Monique Lovato

Monique Lovato

As the recession deepens and millions of workers are displaced, adults without postsecondary credentials attempting to re-enter the job market face a steeper climb than ever. 

Three-quarters of all jobs in Colorado already require education and training beyond high school, according to the Colorado Department of Higher Education, and that number is only expected to increase.  

Between February and May, the unemployment rate for workers with a high school diploma or less climbed by more than 12 percentage points, compared to 5.5 percentage points for workers with a bachelor’s degree or higher, according to the Bureau of Labor Statistics. During the last recession, over a decade ago, four of every five jobs lost required a high school equivalency or less. 

new report by the Bell Policy Center highlights a promising new collaborative model in Denver to address these challenges with a career pathway focused on expanding economic opportunity for workers without a college degree. 

Led by Mi Casa Resource CenterCommunity College of Aurora and MSU Denver, the initiative enables people to work full-time in a bank or credit union with good wages and benefits while pursuing affordable postsecondary credentials simultaneously. 

Known as a “stackable” credential model, the skills gained from Mi Casa Resource Center’s four-week financial services training program align directly with the prerequisites for earning related certificates at the Community College of Aurora and a bachelor’s degree in banking at MSU Denver. 

It’s a uniquely affordable education pathway that includes a good job, training, relevant certificates, and a specialized degree in banking.  

“Considering the benefits offered by many financial services employers, including tuition reimbursement, this model of program offers an attainable pathway to completing a high value bachelor’s degree for working adults at a low-cost to the student,” says Rey Hernandez-Julian, professor of finance at MSU Denver.  

Mi Casa Resource Center — and its partners — are driven by our commitment to economic equity for Black, Latinx and other workers of color. The stackable credential career pathway model directly addresses barriers to economic equity by making postsecondary education practical, affordable and part of a seamless pathway to employment and career advancement. 

Postsecondary education attainment remains the number-one factor that influences an individual’s earning potential over time. Colorado is the second most educated state in the country, largely due to the many transplants who move here with college degrees. 

Yet, troubling attainment gaps persist in the state. 

Among white Coloradans, 64% hold a postsecondary degree or certificate, compared to 41% of Blacks and only about 30% of Latinx and Native American/Indigenous adults living in the state. (Among states with large Latinx populations, Colorado has the largest postsecondary attainment gap between whites and Latinx residents.)

The type of flexible and cost-effective career pathway detailed in the new report not only leads to employment and income growth for disadvantaged workers, it supports industry by shoring up the state’s ability to meet current and future workforce demands.  
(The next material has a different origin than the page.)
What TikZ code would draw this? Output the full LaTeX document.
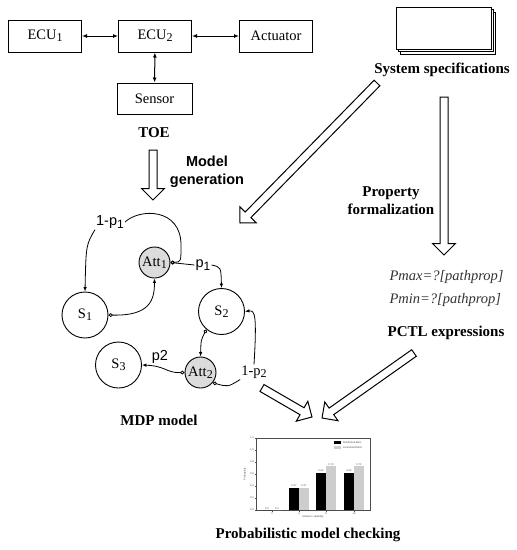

This mutual benefit is evident in the significant industry representation from local banks and credit unions that have informed the curriculum and continue to hire graduates, even in the midst of a recession. 

However, to replicate and scale these innovations, broad policy solutions are needed.  

The 2020 legislative session included passage of HB20-1002, an important first step, which authorizes a statewide plan for awarding college credit for work-related experience.  

But to realize the promise of this new model to remove barriers to economic advancement, much more needs to be done at the state level to support the development and implementation of equity-centered stackable credential programs, including granting credit to adults for prior learning and experience gained on the job.  

Policy makers have talked a lot about how traditional four-year degrees should no longer be the only solution for economic mobility. The new report details an attainable, alternative pathway that ensures we are upskilling more Coloradans who are already here and contributing but who lack postsecondary credentials. For far too long our state has skirted this issue by relying on the well-educated workers who move to Colorado. 

Investing in career pathways that put people to work and provide access to higher education — at the same time — is exactly how policy makers in Colorado can support economic equity for our state’s residents. 

Monique Lovato is the chief executive officer of Mi Casa Resource Center in Denver.